### Collected material

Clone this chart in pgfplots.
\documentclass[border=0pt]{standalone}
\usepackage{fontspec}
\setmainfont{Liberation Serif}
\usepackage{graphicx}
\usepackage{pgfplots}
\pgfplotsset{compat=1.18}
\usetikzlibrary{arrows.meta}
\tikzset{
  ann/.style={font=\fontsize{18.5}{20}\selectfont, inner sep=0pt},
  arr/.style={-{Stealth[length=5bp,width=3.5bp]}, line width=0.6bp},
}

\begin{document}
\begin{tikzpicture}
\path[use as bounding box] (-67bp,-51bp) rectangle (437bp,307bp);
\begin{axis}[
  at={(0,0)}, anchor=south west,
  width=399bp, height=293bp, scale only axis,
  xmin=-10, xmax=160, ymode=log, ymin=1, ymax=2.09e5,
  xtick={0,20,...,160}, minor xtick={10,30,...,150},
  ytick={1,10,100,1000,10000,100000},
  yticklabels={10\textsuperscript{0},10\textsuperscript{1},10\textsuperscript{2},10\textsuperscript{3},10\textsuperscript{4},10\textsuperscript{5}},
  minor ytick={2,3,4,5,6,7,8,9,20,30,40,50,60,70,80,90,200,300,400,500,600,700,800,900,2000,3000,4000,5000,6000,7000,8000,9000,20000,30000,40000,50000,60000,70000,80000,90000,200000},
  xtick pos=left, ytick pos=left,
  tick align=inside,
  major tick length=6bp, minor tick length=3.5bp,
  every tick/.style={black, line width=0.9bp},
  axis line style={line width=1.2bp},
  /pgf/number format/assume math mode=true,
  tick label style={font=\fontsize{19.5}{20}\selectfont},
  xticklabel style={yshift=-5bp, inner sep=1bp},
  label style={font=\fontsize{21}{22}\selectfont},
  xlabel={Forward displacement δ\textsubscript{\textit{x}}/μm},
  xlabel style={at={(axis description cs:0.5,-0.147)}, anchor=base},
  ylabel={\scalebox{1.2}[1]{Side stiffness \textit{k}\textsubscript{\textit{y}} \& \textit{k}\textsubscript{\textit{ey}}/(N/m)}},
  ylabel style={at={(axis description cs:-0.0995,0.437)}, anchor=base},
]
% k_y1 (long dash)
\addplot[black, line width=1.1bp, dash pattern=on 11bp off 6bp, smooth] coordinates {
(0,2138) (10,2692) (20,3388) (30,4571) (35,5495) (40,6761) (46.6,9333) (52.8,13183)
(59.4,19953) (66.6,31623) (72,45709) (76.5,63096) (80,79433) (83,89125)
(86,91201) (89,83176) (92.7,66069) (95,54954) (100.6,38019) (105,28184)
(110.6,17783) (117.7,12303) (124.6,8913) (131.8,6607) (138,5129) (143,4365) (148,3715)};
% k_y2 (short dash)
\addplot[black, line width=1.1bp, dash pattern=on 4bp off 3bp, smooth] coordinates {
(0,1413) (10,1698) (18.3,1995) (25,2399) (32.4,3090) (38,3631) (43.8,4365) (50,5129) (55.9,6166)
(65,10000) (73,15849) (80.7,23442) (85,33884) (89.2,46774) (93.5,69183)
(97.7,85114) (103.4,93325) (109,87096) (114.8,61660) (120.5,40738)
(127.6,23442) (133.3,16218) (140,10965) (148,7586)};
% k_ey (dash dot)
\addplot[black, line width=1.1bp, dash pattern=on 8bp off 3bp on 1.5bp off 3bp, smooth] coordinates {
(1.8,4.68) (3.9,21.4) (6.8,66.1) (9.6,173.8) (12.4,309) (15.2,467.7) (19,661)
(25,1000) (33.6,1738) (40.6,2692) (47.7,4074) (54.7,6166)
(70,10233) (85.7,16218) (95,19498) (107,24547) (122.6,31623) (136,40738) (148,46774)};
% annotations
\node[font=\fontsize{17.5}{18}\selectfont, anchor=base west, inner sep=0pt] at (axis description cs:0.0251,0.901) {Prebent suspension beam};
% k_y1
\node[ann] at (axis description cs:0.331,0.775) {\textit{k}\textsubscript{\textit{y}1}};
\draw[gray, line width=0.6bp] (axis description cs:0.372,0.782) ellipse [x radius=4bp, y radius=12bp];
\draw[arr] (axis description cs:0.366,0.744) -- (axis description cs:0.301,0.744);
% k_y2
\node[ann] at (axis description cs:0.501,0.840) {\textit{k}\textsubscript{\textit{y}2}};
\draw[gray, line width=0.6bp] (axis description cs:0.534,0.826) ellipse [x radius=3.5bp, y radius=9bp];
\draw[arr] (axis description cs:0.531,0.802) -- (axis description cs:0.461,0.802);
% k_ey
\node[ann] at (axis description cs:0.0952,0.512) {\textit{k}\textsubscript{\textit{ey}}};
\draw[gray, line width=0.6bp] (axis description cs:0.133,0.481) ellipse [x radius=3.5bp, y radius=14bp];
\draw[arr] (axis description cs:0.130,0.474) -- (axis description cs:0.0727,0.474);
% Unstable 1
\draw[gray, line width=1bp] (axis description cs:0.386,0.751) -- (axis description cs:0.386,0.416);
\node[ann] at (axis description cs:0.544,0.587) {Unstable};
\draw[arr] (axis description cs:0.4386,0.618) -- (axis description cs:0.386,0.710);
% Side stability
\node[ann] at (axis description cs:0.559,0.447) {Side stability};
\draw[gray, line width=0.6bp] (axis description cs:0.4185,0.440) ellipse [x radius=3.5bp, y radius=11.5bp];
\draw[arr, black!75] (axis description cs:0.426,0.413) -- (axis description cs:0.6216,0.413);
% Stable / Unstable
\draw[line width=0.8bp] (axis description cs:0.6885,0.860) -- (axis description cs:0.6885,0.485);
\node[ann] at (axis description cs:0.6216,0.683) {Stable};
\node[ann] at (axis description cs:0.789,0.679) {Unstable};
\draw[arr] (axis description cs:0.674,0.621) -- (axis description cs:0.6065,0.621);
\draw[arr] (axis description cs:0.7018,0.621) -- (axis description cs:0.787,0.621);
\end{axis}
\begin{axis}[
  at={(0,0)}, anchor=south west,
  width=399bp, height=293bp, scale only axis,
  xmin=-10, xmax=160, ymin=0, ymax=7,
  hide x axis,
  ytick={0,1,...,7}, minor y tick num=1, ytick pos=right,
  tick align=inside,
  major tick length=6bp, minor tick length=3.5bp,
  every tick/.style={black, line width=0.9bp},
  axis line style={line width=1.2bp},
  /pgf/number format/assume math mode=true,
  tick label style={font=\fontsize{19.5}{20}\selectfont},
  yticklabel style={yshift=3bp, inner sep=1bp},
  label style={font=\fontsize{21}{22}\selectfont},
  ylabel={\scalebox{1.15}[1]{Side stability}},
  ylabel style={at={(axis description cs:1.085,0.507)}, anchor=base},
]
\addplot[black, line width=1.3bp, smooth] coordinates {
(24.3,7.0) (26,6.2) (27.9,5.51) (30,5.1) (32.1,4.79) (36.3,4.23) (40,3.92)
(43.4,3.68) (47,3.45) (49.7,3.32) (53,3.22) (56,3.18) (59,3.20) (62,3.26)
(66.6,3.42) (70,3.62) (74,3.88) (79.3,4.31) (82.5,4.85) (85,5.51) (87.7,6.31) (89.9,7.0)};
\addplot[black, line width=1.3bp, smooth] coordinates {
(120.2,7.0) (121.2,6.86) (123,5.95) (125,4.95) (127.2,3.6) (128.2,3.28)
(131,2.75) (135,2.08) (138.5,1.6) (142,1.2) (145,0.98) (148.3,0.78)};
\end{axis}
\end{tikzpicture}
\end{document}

######

Problem description:
Type out the whole listing above again, exactly as it stands.

Solution to this task:
Clone this chart in pgfplots.
\documentclass[border=0pt]{standalone}
\usepackage{fontspec}
\setmainfont{Liberation Serif}
\usepackage{graphicx}
\usepackage{pgfplots}
\pgfplotsset{compat=1.18}
\usetikzlibrary{arrows.meta}
\tikzset{
  ann/.style={font=\fontsize{18.5}{20}\selectfont, inner sep=0pt},
  arr/.style={-{Stealth[length=5bp,width=3.5bp]}, line width=0.6bp},
}

\begin{document}
\begin{tikzpicture}
\path[use as bounding box] (-67bp,-51bp) rectangle (437bp,307bp);
\begin{axis}[
  at={(0,0)}, anchor=south west,
  width=399bp, height=293bp, scale only axis,
  xmin=-10, xmax=160, ymode=log, ymin=1, ymax=2.09e5,
  xtick={0,20,...,160}, minor xtick={10,30,...,150},
  ytick={1,10,100,1000,10000,100000},
  yticklabels={10\textsuperscript{0},10\textsuperscript{1},10\textsuperscript{2},10\textsuperscript{3},10\textsuperscript{4},10\textsuperscript{5}},
  minor ytick={2,3,4,5,6,7,8,9,20,30,40,50,60,70,80,90,200,300,400,500,600,700,800,900,2000,3000,4000,5000,6000,7000,8000,9000,20000,30000,40000,50000,60000,70000,80000,90000,200000},
  xtick pos=left, ytick pos=left,
  tick align=inside,
  major tick length=6bp, minor tick length=3.5bp,
  every tick/.style={black, line width=0.9bp},
  axis line style={line width=1.2bp},
  /pgf/number format/assume math mode=true,
  tick label style={font=\fontsize{19.5}{20}\selectfont},
  xticklabel style={yshift=-5bp, inner sep=1bp},
  label style={font=\fontsize{21}{22}\selectfont},
  xlabel={Forward displacement δ\textsubscript{\textit{x}}/μm},
  xlabel style={at={(axis description cs:0.5,-0.147)}, anchor=base},
  ylabel={\scalebox{1.2}[1]{Side stiffness \textit{k}\textsubscript{\textit{y}} \& \textit{k}\textsubscript{\textit{ey}}/(N/m)}},
  ylabel style={at={(axis description cs:-0.0995,0.437)}, anchor=base},
]
% k_y1 (long dash)
\addplot[black, line width=1.1bp, dash pattern=on 11bp off 6bp, smooth] coordinates {
(0,2138) (10,2692) (20,3388) (30,4571) (35,5495) (40,6761) (46.6,9333) (52.8,13183)
(59.4,19953) (66.6,31623) (72,45709) (76.5,63096) (80,79433) (83,89125)
(86,91201) (89,83176) (92.7,66069) (95,54954) (100.6,38019) (105,28184)
(110.6,17783) (117.7,12303) (124.6,8913) (131.8,6607) (138,5129) (143,4365) (148,3715)};
% k_y2 (short dash)
\addplot[black, line width=1.1bp, dash pattern=on 4bp off 3bp, smooth] coordinates {
(0,1413) (10,1698) (18.3,1995) (25,2399) (32.4,3090) (38,3631) (43.8,4365) (50,5129) (55.9,6166)
(65,10000) (73,15849) (80.7,23442) (85,33884) (89.2,46774) (93.5,69183)
(97.7,85114) (103.4,93325) (109,87096) (114.8,61660) (120.5,40738)
(127.6,23442) (133.3,16218) (140,10965) (148,7586)};
% k_ey (dash dot)
\addplot[black, line width=1.1bp, dash pattern=on 8bp off 3bp on 1.5bp off 3bp, smooth] coordinates {
(1.8,4.68) (3.9,21.4) (6.8,66.1) (9.6,173.8) (12.4,309) (15.2,467.7) (19,661)
(25,1000) (33.6,1738) (40.6,2692) (47.7,4074) (54.7,6166)
(70,10233) (85.7,16218) (95,19498) (107,24547) (122.6,31623) (136,40738) (148,46774)};
% annotations
\node[font=\fontsize{17.5}{18}\selectfont, anchor=base west, inner sep=0pt] at (axis description cs:0.0251,0.901) {Prebent suspension beam};
% k_y1
\node[ann] at (axis description cs:0.331,0.775) {\textit{k}\textsubscript{\textit{y}1}};
\draw[gray, line width=0.6bp] (axis description cs:0.372,0.782) ellipse [x radius=4bp, y radius=12bp];
\draw[arr] (axis description cs:0.366,0.744) -- (axis description cs:0.301,0.744);
% k_y2
\node[ann] at (axis description cs:0.501,0.840) {\textit{k}\textsubscript{\textit{y}2}};
\draw[gray, line width=0.6bp] (axis description cs:0.534,0.826) ellipse [x radius=3.5bp, y radius=9bp];
\draw[arr] (axis description cs:0.531,0.802) -- (axis description cs:0.461,0.802);
% k_ey
\node[ann] at (axis description cs:0.0952,0.512) {\textit{k}\textsubscript{\textit{ey}}};
\draw[gray, line width=0.6bp] (axis description cs:0.133,0.481) ellipse [x radius=3.5bp, y radius=14bp];
\draw[arr] (axis description cs:0.130,0.474) -- (axis description cs:0.0727,0.474);
% Unstable 1
\draw[gray, line width=1bp] (axis description cs:0.386,0.751) -- (axis description cs:0.386,0.416);
\node[ann] at (axis description cs:0.544,0.587) {Unstable};
\draw[arr] (axis description cs:0.4386,0.618) -- (axis description cs:0.386,0.710);
% Side stability
\node[ann] at (axis description cs:0.559,0.447) {Side stability};
\draw[gray, line width=0.6bp] (axis description cs:0.4185,0.440) ellipse [x radius=3.5bp, y radius=11.5bp];
\draw[arr, black!75] (axis description cs:0.426,0.413) -- (axis description cs:0.6216,0.413);
% Stable / Unstable
\draw[line width=0.8bp] (axis description cs:0.6885,0.860) -- (axis description cs:0.6885,0.485);
\node[ann] at (axis description cs:0.6216,0.683) {Stable};
\node[ann] at (axis description cs:0.789,0.679) {Unstable};
\draw[arr] (axis description cs:0.674,0.621) -- (axis description cs:0.6065,0.621);
\draw[arr] (axis description cs:0.7018,0.621) -- (axis description cs:0.787,0.621);
\end{axis}
\begin{axis}[
  at={(0,0)}, anchor=south west,
  width=399bp, height=293bp, scale only axis,
  xmin=-10, xmax=160, ymin=0, ymax=7,
  hide x axis,
  ytick={0,1,...,7}, minor y tick num=1, ytick pos=right,
  tick align=inside,
  major tick length=6bp, minor tick length=3.5bp,
  every tick/.style={black, line width=0.9bp},
  axis line style={line width=1.2bp},
  /pgf/number format/assume math mode=true,
  tick label style={font=\fontsize{19.5}{20}\selectfont},
  yticklabel style={yshift=3bp, inner sep=1bp},
  label style={font=\fontsize{21}{22}\selectfont},
  ylabel={\scalebox{1.15}[1]{Side stability}},
  ylabel style={at={(axis description cs:1.085,0.507)}, anchor=base},
]
\addplot[black, line width=1.3bp, smooth] coordinates {
(24.3,7.0) (26,6.2) (27.9,5.51) (30,5.1) (32.1,4.79) (36.3,4.23) (40,3.92)
(43.4,3.68) (47,3.45) (49.7,3.32) (53,3.22) (56,3.18) (59,3.20) (62,3.26)
(66.6,3.42) (70,3.62) (74,3.88) (79.3,4.31) (82.5,4.85) (85,5.51) (87.7,6.31) (89.9,7.0)};
\addplot[black, line width=1.3bp, smooth] coordinates {
(120.2,7.0) (121.2,6.86) (123,5.95) (125,4.95) (127.2,3.6) (128.2,3.28)
(131,2.75) (135,2.08) (138.5,1.6) (142,1.2) (145,0.98) (148.3,0.78)};
\end{axis}
\end{tikzpicture}
\end{document}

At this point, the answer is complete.